This single difference is an important one as it results in different characteristics and possibilities of the two concepts. Following I want to mention some important ones. As references are constant they cannot be null. Pointers instead can be reassigned and as consequence they can also set to null. You can have pointers to pointers and create extra levels of indirection, whereas references only offer one level of indirection. As pointers can be reassigned, various arithmetic operations can be performed on them, which is called ‘pointer arithmetic’. It is easier to work with references as they cannot be null and you don’t have to think about indirection. But it is not safer to work with references because pointers as well as references can refer to invalid objects or memory locations.

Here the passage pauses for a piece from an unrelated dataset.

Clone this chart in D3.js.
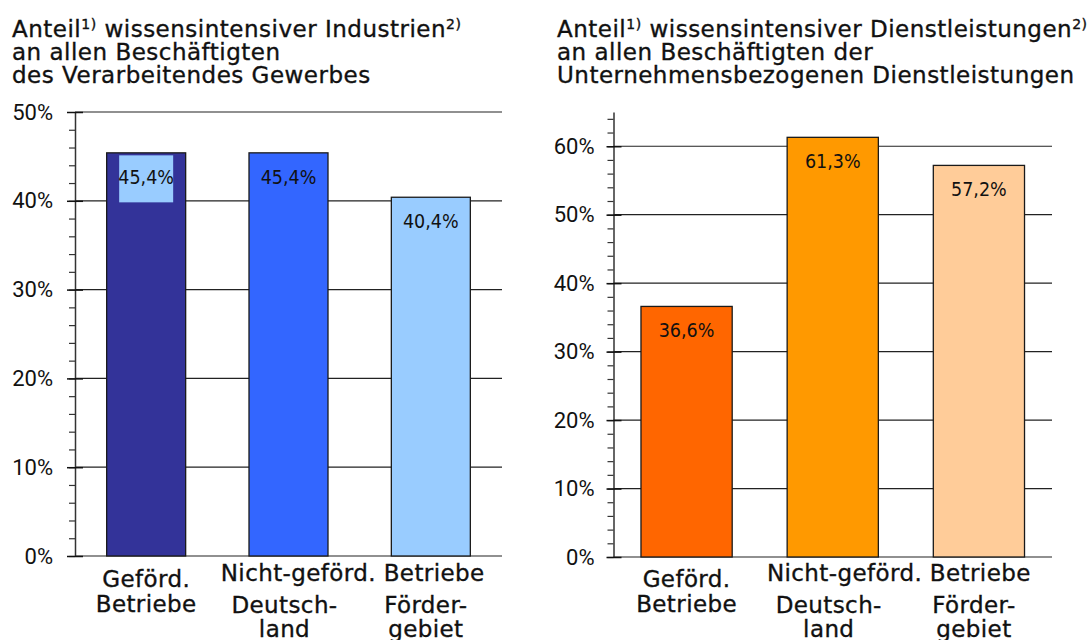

Please look at the following functions and think about the parameter kind: is it a reference or a pointer or a value copy?

Function Parameter kind
void Foo(MyStruct x) Copy of the value passed by the caller
void Foo(MyClass x) Pointer to the origin object instance which is available on caller level
void Foo(ref MyStruct x) Reference to the origin object instance which is available on caller level
void Foo(ref MyClass x) Reference to the pointer to the origin object instance which is available on caller level   Often C# developers say that’s a “pointer to a pointer” but in fact it is a reference to a pointer. As you know after reading above comparison of the two concepts that’s a small but important difference.

Use ref return without ref local

You can define a method with ref return and assign the result to a variable which is not ref local. In this case the content which is referenced by temporary variable of the method result will be copied to the local variable. So your local variable is a copy of the origin list item and changes will therefore not affect the list item.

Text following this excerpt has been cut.